Information supplied:
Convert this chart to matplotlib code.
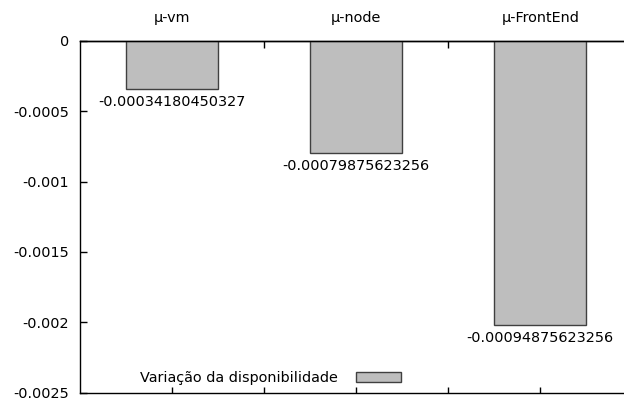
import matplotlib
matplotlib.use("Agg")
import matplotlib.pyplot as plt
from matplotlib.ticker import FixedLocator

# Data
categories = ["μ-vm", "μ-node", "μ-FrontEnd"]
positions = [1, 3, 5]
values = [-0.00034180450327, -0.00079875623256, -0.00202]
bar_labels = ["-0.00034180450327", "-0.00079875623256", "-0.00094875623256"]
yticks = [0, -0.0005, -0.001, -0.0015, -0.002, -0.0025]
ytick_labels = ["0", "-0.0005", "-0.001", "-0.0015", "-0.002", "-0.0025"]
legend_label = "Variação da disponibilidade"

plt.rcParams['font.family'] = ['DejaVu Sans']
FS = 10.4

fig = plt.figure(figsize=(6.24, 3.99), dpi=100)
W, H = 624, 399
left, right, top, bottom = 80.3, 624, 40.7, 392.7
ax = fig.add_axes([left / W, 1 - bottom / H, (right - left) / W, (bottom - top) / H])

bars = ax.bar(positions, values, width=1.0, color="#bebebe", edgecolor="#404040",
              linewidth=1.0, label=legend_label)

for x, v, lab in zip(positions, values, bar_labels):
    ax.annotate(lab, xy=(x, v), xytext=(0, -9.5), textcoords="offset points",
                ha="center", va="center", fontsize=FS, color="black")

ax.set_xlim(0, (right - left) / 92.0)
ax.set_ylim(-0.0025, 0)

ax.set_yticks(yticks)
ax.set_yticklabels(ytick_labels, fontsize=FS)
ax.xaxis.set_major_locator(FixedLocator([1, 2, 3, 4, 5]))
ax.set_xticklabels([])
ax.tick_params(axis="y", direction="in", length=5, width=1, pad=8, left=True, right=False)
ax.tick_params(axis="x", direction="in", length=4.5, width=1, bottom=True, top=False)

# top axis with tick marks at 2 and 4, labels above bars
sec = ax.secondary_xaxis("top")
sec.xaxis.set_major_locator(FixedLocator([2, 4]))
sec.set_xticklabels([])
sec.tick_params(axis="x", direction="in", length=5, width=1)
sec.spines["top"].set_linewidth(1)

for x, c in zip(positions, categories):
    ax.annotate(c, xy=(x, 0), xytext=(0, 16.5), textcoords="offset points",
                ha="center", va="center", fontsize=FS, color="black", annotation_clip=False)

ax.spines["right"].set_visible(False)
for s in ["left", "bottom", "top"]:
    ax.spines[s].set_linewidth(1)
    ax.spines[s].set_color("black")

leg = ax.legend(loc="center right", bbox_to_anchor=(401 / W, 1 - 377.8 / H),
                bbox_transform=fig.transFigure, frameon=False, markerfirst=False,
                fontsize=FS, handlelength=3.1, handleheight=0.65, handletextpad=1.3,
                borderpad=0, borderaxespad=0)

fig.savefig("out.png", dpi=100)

Your task:
Exactly as written, please give again the lines from the beginning of the listing through the line containing "from matplotlib.ticker import FixedLocator", inclusive, without any pictures.

Solution for this exercise:
Convert this chart to matplotlib code.
import matplotlib
matplotlib.use("Agg")
import matplotlib.pyplot as plt
from matplotlib.ticker import FixedLocator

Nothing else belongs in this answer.